Maritime OT security isn’t “remote OT with worse Wi‑Fi” — it’s a moving, intermittently connected supply chain

Standard

Contrarian take: If your maritime OT strategy starts with patch cadence and endpoint agents, you’re already behind.

Ships, offshore platforms, and port equipment don’t behave like always-on plants.
They run with:
– Long offline windows between port calls and stable links
– Satellite bandwidth constraints and high latency
– Third-party vendor access across multiple owners and charterers
– Safety-critical systems where “just patch it” is not a plan

That combination creates invisible exposure: configuration drift, unverified vendor actions, and monitoring gaps that only surface after the vessel reconnects.

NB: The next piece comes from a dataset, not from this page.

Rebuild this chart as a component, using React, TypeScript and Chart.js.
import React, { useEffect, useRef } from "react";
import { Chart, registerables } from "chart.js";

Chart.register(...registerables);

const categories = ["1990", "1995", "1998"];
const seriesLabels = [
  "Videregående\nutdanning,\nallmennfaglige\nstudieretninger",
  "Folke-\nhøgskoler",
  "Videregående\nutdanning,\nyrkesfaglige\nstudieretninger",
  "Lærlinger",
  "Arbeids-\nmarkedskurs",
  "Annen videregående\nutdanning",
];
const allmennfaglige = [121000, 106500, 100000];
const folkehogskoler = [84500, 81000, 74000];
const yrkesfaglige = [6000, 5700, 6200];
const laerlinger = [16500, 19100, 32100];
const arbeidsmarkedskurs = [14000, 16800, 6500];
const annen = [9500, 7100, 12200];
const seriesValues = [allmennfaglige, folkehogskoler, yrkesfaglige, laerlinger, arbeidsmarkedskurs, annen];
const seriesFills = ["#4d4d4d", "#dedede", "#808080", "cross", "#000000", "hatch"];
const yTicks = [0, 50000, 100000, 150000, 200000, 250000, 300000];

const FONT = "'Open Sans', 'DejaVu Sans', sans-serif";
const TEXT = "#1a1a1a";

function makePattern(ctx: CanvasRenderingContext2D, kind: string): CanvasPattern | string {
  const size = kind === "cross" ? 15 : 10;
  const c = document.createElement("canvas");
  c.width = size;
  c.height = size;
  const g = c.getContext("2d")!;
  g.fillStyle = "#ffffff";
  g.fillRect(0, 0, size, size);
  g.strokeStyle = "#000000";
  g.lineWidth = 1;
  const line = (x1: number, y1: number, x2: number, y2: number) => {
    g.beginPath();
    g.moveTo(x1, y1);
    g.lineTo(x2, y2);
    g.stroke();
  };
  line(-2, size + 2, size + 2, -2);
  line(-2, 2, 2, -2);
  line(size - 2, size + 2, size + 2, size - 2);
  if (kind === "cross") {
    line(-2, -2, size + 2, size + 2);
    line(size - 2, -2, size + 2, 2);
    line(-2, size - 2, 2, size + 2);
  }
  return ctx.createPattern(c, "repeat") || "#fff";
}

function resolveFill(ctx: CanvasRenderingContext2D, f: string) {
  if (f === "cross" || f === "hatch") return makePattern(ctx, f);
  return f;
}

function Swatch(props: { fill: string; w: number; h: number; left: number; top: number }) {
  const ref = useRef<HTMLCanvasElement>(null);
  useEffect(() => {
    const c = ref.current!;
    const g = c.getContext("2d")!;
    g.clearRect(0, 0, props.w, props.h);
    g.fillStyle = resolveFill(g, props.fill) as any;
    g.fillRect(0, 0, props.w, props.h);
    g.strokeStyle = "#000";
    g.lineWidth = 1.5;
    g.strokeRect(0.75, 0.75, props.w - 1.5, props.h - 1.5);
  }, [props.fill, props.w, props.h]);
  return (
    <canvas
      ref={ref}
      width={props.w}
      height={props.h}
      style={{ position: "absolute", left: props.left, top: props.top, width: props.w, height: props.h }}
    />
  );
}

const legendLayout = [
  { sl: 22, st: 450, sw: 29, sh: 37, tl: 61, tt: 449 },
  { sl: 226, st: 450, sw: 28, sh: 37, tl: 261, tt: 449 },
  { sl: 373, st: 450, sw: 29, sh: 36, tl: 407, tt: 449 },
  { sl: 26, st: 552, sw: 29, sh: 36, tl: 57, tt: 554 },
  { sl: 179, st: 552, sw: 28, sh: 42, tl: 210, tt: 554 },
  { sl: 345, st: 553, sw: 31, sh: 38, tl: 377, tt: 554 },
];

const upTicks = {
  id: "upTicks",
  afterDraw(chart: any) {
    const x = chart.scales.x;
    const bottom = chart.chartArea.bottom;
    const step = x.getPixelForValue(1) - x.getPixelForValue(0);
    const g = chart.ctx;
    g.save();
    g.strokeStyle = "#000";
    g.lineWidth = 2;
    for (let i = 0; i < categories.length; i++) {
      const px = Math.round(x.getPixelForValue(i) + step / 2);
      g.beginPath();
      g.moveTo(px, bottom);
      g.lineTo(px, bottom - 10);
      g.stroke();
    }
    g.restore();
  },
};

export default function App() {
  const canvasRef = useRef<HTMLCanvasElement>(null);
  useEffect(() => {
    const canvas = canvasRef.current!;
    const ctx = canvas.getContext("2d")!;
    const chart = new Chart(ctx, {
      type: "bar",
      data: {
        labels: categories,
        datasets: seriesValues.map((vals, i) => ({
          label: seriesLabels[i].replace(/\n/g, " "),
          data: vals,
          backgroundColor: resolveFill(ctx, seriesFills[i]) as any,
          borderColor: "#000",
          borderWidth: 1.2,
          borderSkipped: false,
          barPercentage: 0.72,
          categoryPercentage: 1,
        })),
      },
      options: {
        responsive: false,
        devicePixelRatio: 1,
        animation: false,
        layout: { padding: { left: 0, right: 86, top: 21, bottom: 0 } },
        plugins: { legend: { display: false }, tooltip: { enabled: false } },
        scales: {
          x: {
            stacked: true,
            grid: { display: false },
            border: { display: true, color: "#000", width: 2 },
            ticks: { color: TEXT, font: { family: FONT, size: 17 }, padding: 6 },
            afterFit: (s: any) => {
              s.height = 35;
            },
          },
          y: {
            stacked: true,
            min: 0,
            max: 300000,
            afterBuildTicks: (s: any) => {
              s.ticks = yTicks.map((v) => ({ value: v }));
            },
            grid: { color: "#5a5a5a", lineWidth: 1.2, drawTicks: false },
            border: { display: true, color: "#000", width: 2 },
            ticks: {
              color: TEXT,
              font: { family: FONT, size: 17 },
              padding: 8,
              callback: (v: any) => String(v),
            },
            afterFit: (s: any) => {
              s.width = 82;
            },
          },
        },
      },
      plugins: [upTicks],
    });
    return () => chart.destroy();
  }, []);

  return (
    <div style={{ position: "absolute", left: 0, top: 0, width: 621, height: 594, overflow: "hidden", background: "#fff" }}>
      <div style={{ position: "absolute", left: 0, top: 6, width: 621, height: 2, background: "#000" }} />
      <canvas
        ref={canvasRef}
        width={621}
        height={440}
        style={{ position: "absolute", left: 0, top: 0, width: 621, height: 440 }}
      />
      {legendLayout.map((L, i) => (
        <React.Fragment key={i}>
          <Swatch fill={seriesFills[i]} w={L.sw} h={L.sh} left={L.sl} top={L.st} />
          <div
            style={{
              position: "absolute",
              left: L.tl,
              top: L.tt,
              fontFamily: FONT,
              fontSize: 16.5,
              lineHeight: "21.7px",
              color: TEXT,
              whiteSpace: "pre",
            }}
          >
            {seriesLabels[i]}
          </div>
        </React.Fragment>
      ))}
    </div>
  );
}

What to design for instead:
1) Disconnected-by-default controls
Local logging, local detection, local time sync, and store-and-forward telemetry
2) Vendor trust boundaries
Brokered access, least privilege by task, session recording, and break-glass workflows
3) Provable state while offline
Baselines, signed change packages, asset identity, and tamper-evident logs
4) Risk-based maintenance windows
Patch only when it’s safe, testable, and operationally feasible; compensate with segmentation and allowlisting

Maritime OT security is less about perfect visibility and more about maintaining safety and assurance when connectivity disappears.

If you’re building a maritime OT program, start with: What must still be true when the vessel is offline?